[START INFORMATION PROVIDED]
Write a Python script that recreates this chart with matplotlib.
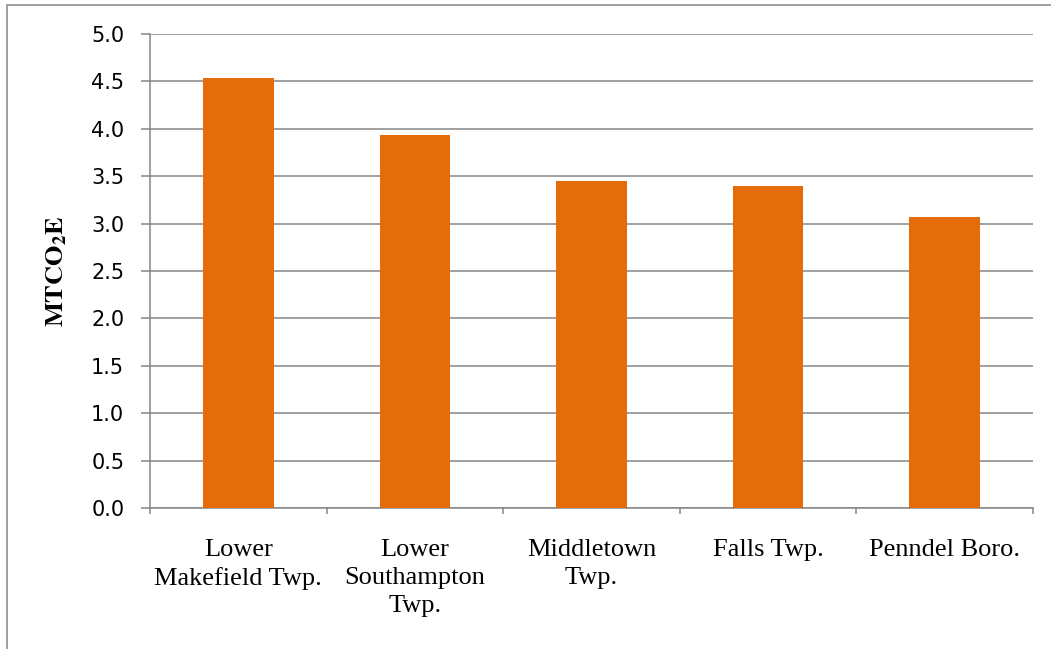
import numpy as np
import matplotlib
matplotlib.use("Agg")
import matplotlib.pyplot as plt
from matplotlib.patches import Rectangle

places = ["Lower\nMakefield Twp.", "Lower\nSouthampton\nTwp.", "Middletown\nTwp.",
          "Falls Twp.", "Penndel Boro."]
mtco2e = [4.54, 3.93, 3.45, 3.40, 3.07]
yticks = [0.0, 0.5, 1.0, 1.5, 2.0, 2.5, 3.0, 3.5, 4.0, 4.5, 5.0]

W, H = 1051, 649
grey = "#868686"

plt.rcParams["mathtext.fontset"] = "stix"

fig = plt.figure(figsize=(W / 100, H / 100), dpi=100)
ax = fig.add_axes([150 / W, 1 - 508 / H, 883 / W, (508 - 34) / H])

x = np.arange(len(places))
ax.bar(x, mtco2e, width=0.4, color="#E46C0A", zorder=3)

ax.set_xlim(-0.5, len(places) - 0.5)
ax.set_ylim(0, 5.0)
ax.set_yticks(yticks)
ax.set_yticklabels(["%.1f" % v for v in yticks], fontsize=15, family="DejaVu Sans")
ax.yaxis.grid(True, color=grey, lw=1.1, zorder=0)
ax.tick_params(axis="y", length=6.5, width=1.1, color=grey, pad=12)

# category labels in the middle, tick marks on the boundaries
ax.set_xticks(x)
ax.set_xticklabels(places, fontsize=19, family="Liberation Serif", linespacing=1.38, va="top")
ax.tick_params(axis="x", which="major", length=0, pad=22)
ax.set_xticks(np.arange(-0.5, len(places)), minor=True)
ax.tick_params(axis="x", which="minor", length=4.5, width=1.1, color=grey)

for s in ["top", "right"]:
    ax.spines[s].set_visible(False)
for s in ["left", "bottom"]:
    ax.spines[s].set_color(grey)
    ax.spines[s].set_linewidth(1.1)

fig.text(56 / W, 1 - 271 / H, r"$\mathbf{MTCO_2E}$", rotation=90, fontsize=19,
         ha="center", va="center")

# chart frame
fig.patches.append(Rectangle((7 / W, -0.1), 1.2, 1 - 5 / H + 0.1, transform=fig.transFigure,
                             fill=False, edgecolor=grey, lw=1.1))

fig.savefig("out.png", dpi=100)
[END INFORMATION PROVIDED]
**WHAT YOU HAVE TO DO:**
Return all of the data exactly as written, and drop the pictures.

**ANSWER FOR THIS EXERCISE:**
Write a Python script that recreates this chart with matplotlib.
import numpy as np
import matplotlib
matplotlib.use("Agg")
import matplotlib.pyplot as plt
from matplotlib.patches import Rectangle

places = ["Lower\nMakefield Twp.", "Lower\nSouthampton\nTwp.", "Middletown\nTwp.",
          "Falls Twp.", "Penndel Boro."]
mtco2e = [4.54, 3.93, 3.45, 3.40, 3.07]
yticks = [0.0, 0.5, 1.0, 1.5, 2.0, 2.5, 3.0, 3.5, 4.0, 4.5, 5.0]

W, H = 1051, 649
grey = "#868686"

plt.rcParams["mathtext.fontset"] = "stix"

fig = plt.figure(figsize=(W / 100, H / 100), dpi=100)
ax = fig.add_axes([150 / W, 1 - 508 / H, 883 / W, (508 - 34) / H])

x = np.arange(len(places))
ax.bar(x, mtco2e, width=0.4, color="#E46C0A", zorder=3)

ax.set_xlim(-0.5, len(places) - 0.5)
ax.set_ylim(0, 5.0)
ax.set_yticks(yticks)
ax.set_yticklabels(["%.1f" % v for v in yticks], fontsize=15, family="DejaVu Sans")
ax.yaxis.grid(True, color=grey, lw=1.1, zorder=0)
ax.tick_params(axis="y", length=6.5, width=1.1, color=grey, pad=12)

# category labels in the middle, tick marks on the boundaries
ax.set_xticks(x)
ax.set_xticklabels(places, fontsize=19, family="Liberation Serif", linespacing=1.38, va="top")
ax.tick_params(axis="x", which="major", length=0, pad=22)
ax.set_xticks(np.arange(-0.5, len(places)), minor=True)
ax.tick_params(axis="x", which="minor", length=4.5, width=1.1, color=grey)

for s in ["top", "right"]:
    ax.spines[s].set_visible(False)
for s in ["left", "bottom"]:
    ax.spines[s].set_color(grey)
    ax.spines[s].set_linewidth(1.1)

fig.text(56 / W, 1 - 271 / H, r"$\mathbf{MTCO_2E}$", rotation=90, fontsize=19,
         ha="center", va="center")

# chart frame
fig.patches.append(Rectangle((7 / W, -0.1), 1.2, 1 - 5 / H + 0.1, transform=fig.transFigure,
                             fill=False, edgecolor=grey, lw=1.1))

fig.savefig("out.png", dpi=100)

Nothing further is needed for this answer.